Your goal » Transcribe all of the material exactly. Any picture in it should be left out.

** BEGIN **

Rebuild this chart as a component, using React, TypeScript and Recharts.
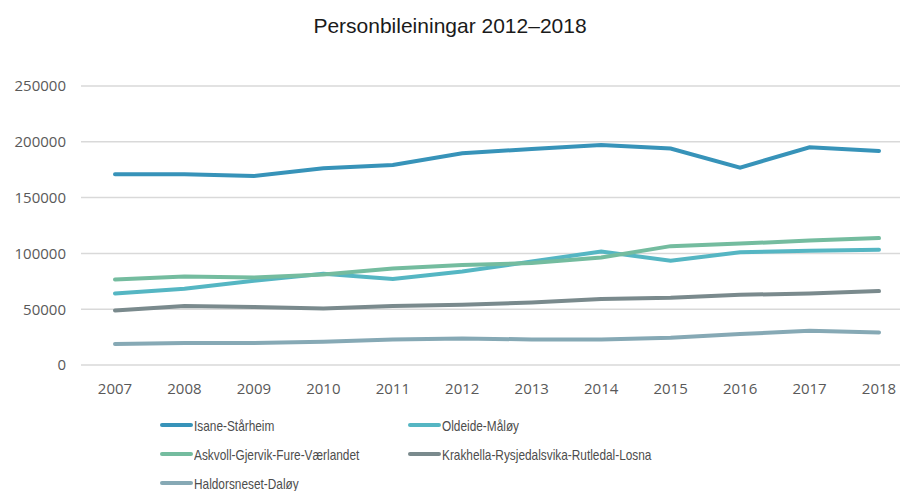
import { LineChart, Line, XAxis, YAxis, CartesianGrid } from 'recharts';

const years = ['2007', '2008', '2009', '2010', '2011', '2012', '2013', '2014', '2015', '2016', '2017', '2018'];

const isane = [171000, 171000, 169400, 176300, 179300, 189800, 193600, 197200, 193900, 176900, 195100, 191800];
const oldeide = [64100, 68300, 75500, 81700, 77000, 83800, 92700, 101700, 93400, 101100, 102300, 103200];
const askvoll = [76600, 79300, 78400, 81100, 86500, 89500, 91300, 96300, 106500, 108800, 111500, 113700];
const krakhella = [48900, 52800, 51900, 50700, 52800, 54000, 56000, 59100, 60200, 62900, 64100, 66200];
const haldorsneset = [18800, 19700, 19700, 20900, 22900, 23800, 22900, 22900, 24400, 27700, 30700, 29200];

const yTicks = [0, 50000, 100000, 150000, 200000, 250000];

const series = [
  { key: 'isane', name: 'Isane-Stårheim', color: '#3793b9', values: isane },
  { key: 'oldeide', name: 'Oldeide-Måløy', color: '#55b6c3', values: oldeide },
  { key: 'askvoll', name: 'Askvoll-Gjervik-Fure-Værlandet', color: '#74bc9f', values: askvoll },
  { key: 'krakhella', name: 'Krakhella-Rysjedalsvika-Rutledal-Losna', color: '#7a8a8d', values: krakhella },
  { key: 'haldorsneset', name: 'Haldorsneset-Daløy', color: '#86a9b5', values: haldorsneset },
];

const data = years.map((year, i) => {
  const row: Record<string, string | number> = { year };
  series.forEach((s) => (row[s.key] = s.values[i]));
  return row;
});

const tickStyle = { fontFamily: '"Open Sans"', fontSize: 15, fill: '#595959' };
const labelFont = '"Liberation Sans", sans-serif';

export default function App() {
  return (
    <div style={{ position: 'absolute', left: 0, top: 0, width: 900, height: 491, background: '#fff' }}>
      <div
        style={{
          position: 'absolute',
          top: 14,
          width: 900,
          textAlign: 'center',
          fontFamily: labelFont,
          fontSize: 21,
          color: '#1a1a1a',
        }}
      >
        Personbileiningar 2012–2018
      </div>
      <LineChart width={900} height={491} data={data} margin={{ top: 86, right: 0, left: 0, bottom: 96 }}>
        <CartesianGrid vertical={false} stroke="#d9d9d9" strokeWidth={1.5} />
        <XAxis
          dataKey="year"
          axisLine={false}
          tickLine={false}
          height={30}
          tickMargin={12}
          padding={{ left: 34, right: 21 }}
          tick={tickStyle}
          interval={0}
        />
        <YAxis
          domain={[0, 250000]}
          ticks={yTicks}
          axisLine={false}
          tickLine={false}
          width={81}
          tickMargin={9}
          tick={tickStyle}
        />
        {series.map((s) => (
          <Line
            key={s.key}
            dataKey={s.key}
            name={s.name}
            stroke={s.color}
            strokeWidth={4}
            dot={false}
            isAnimationActive={false}
            strokeLinecap="round"
          />
        ))}
      </LineChart>
      {series.map((s, i) => (
        <div
          key={s.key}
          style={{
            position: 'absolute',
            left: i % 2 === 0 ? 160 : 408,
            top: 415 + Math.floor(i / 2) * 29,
            height: 20,
            display: 'flex',
            alignItems: 'center',
            fontFamily: labelFont,
            fontSize: 15,
            color: '#4d4d4d',
            whiteSpace: 'nowrap',
          }}
        >
          <span style={{ display: 'inline-block', width: 33, height: 4, borderRadius: 2, background: s.color, marginRight: 1 }} />
          <span style={{ display: 'inline-block', transform: 'scaleX(0.79)', transformOrigin: 'left center' }}>{s.name}</span>
        </div>
      ))}
    </div>
  );
}
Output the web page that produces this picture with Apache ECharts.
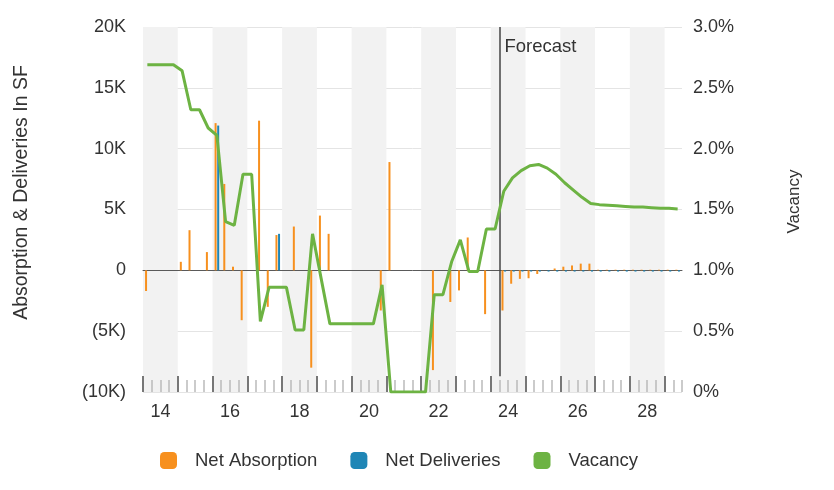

** END **

Full solution »
Rebuild this chart as a component, using React, TypeScript and Recharts.
import { LineChart, Line, XAxis, YAxis, CartesianGrid } from 'recharts';

const years = ['2007', '2008', '2009', '2010', '2011', '2012', '2013', '2014', '2015', '2016', '2017', '2018'];

const isane = [171000, 171000, 169400, 176300, 179300, 189800, 193600, 197200, 193900, 176900, 195100, 191800];
const oldeide = [64100, 68300, 75500, 81700, 77000, 83800, 92700, 101700, 93400, 101100, 102300, 103200];
const askvoll = [76600, 79300, 78400, 81100, 86500, 89500, 91300, 96300, 106500, 108800, 111500, 113700];
const krakhella = [48900, 52800, 51900, 50700, 52800, 54000, 56000, 59100, 60200, 62900, 64100, 66200];
const haldorsneset = [18800, 19700, 19700, 20900, 22900, 23800, 22900, 22900, 24400, 27700, 30700, 29200];

const yTicks = [0, 50000, 100000, 150000, 200000, 250000];

const series = [
  { key: 'isane', name: 'Isane-Stårheim', color: '#3793b9', values: isane },
  { key: 'oldeide', name: 'Oldeide-Måløy', color: '#55b6c3', values: oldeide },
  { key: 'askvoll', name: 'Askvoll-Gjervik-Fure-Værlandet', color: '#74bc9f', values: askvoll },
  { key: 'krakhella', name: 'Krakhella-Rysjedalsvika-Rutledal-Losna', color: '#7a8a8d', values: krakhella },
  { key: 'haldorsneset', name: 'Haldorsneset-Daløy', color: '#86a9b5', values: haldorsneset },
];

const data = years.map((year, i) => {
  const row: Record<string, string | number> = { year };
  series.forEach((s) => (row[s.key] = s.values[i]));
  return row;
});

const tickStyle = { fontFamily: '"Open Sans"', fontSize: 15, fill: '#595959' };
const labelFont = '"Liberation Sans", sans-serif';

export default function App() {
  return (
    <div style={{ position: 'absolute', left: 0, top: 0, width: 900, height: 491, background: '#fff' }}>
      <div
        style={{
          position: 'absolute',
          top: 14,
          width: 900,
          textAlign: 'center',
          fontFamily: labelFont,
          fontSize: 21,
          color: '#1a1a1a',
        }}
      >
        Personbileiningar 2012–2018
      </div>
      <LineChart width={900} height={491} data={data} margin={{ top: 86, right: 0, left: 0, bottom: 96 }}>
        <CartesianGrid vertical={false} stroke="#d9d9d9" strokeWidth={1.5} />
        <XAxis
          dataKey="year"
          axisLine={false}
          tickLine={false}
          height={30}
          tickMargin={12}
          padding={{ left: 34, right: 21 }}
          tick={tickStyle}
          interval={0}
        />
        <YAxis
          domain={[0, 250000]}
          ticks={yTicks}
          axisLine={false}
          tickLine={false}
          width={81}
          tickMargin={9}
          tick={tickStyle}
        />
        {series.map((s) => (
          <Line
            key={s.key}
            dataKey={s.key}
            name={s.name}
            stroke={s.color}
            strokeWidth={4}
            dot={false}
            isAnimationActive={false}
            strokeLinecap="round"
          />
        ))}
      </LineChart>
      {series.map((s, i) => (
        <div
          key={s.key}
          style={{
            position: 'absolute',
            left: i % 2 === 0 ? 160 : 408,
            top: 415 + Math.floor(i / 2) * 29,
            height: 20,
            display: 'flex',
            alignItems: 'center',
            fontFamily: labelFont,
            fontSize: 15,
            color: '#4d4d4d',
            whiteSpace: 'nowrap',
          }}
        >
          <span style={{ display: 'inline-block', width: 33, height: 4, borderRadius: 2, background: s.color, marginRight: 1 }} />
          <span style={{ display: 'inline-block', transform: 'scaleX(0.79)', transformOrigin: 'left center' }}>{s.name}</span>
        </div>
      ))}
    </div>
  );
}
Output the web page that produces this picture with Apache ECharts.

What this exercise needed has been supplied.